_TASK OBJECTIVE_
Set down, exactly as written, the lines from the top of the data to the line that holds "(0,0) rectangle (614,649);", and omit the pictures.
▼
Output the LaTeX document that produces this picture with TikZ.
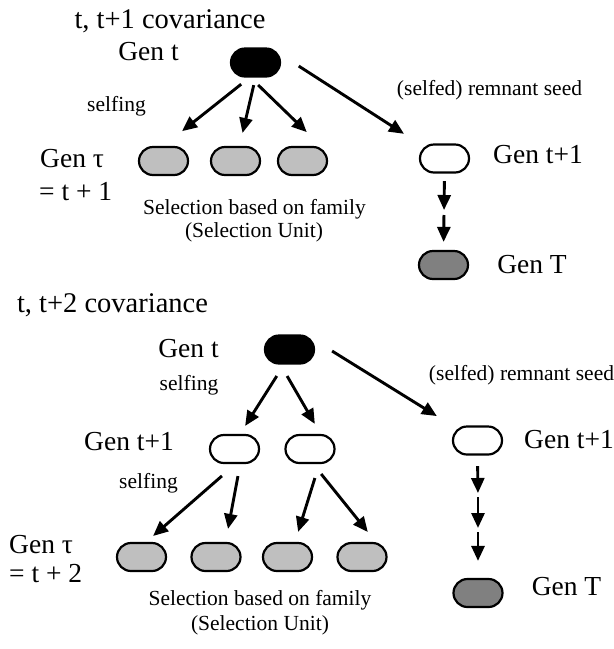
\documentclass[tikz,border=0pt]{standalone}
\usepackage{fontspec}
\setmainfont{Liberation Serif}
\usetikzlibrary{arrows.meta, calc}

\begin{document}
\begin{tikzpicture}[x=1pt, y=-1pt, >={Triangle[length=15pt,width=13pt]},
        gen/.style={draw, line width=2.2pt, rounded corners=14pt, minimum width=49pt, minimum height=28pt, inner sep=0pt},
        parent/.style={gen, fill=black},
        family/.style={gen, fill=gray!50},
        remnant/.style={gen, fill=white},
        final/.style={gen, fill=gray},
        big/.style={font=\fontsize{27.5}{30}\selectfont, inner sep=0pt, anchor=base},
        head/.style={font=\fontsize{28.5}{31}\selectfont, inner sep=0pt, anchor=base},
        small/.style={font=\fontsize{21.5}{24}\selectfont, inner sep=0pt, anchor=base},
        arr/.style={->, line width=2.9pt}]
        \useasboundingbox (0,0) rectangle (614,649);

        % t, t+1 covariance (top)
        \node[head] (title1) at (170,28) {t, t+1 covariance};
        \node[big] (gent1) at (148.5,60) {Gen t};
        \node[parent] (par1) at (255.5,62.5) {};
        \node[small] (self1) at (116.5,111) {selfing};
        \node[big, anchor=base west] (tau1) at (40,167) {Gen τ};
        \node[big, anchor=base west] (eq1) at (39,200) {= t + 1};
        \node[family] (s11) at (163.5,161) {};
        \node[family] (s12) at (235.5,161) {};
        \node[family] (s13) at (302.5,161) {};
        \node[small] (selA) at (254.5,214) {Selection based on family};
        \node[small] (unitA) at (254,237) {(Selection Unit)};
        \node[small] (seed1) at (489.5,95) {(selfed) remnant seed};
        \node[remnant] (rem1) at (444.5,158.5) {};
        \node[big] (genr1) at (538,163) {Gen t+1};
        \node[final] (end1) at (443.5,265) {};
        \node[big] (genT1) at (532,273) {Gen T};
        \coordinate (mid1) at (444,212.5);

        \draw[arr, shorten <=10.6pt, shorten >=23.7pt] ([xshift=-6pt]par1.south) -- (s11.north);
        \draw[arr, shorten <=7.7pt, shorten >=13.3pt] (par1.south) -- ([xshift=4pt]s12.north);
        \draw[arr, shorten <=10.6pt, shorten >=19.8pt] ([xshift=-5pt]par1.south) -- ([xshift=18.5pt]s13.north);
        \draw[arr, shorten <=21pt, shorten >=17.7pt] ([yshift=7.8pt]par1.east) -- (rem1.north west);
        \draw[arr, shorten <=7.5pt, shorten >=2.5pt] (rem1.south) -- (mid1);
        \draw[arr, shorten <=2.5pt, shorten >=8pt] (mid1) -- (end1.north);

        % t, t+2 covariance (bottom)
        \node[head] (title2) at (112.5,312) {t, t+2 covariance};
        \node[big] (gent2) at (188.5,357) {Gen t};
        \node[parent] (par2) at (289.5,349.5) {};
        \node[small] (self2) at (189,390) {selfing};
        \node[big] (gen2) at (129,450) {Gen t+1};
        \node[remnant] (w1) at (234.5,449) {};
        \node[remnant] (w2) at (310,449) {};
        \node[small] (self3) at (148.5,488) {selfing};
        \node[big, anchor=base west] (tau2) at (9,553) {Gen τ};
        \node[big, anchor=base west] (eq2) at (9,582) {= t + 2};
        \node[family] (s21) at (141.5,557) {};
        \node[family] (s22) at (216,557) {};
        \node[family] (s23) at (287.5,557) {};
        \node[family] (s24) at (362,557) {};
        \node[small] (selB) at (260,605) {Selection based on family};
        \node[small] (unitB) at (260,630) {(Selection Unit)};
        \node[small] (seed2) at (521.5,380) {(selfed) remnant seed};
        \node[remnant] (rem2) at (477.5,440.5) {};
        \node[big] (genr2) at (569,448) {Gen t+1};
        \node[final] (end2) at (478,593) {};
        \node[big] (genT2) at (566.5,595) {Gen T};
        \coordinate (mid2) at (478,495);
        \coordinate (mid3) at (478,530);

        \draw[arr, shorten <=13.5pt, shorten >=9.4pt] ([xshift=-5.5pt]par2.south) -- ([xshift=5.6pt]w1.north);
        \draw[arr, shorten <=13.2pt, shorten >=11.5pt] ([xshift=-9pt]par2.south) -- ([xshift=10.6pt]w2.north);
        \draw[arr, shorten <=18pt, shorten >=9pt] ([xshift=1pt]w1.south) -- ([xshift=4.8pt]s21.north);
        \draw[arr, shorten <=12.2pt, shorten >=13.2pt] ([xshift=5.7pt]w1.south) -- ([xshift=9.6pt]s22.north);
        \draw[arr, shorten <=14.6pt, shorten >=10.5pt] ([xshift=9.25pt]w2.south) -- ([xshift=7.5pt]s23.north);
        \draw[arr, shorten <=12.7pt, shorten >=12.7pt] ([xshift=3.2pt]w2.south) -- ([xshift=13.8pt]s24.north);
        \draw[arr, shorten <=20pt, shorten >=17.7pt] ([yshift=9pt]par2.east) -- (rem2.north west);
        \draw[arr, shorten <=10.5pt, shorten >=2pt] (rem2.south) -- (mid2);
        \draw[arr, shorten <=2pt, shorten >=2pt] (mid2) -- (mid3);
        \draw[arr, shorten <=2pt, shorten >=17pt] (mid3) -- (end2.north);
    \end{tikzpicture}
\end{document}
▲
_RESULT BELOW_
Output the LaTeX document that produces this picture with TikZ.
\documentclass[tikz,border=0pt]{standalone}
\usepackage{fontspec}
\setmainfont{Liberation Serif}
\usetikzlibrary{arrows.meta, calc}

\begin{document}
\begin{tikzpicture}[x=1pt, y=-1pt, >={Triangle[length=15pt,width=13pt]},
        gen/.style={draw, line width=2.2pt, rounded corners=14pt, minimum width=49pt, minimum height=28pt, inner sep=0pt},
        parent/.style={gen, fill=black},
        family/.style={gen, fill=gray!50},
        remnant/.style={gen, fill=white},
        final/.style={gen, fill=gray},
        big/.style={font=\fontsize{27.5}{30}\selectfont, inner sep=0pt, anchor=base},
        head/.style={font=\fontsize{28.5}{31}\selectfont, inner sep=0pt, anchor=base},
        small/.style={font=\fontsize{21.5}{24}\selectfont, inner sep=0pt, anchor=base},
        arr/.style={->, line width=2.9pt}]
        \useasboundingbox (0,0) rectangle (614,649);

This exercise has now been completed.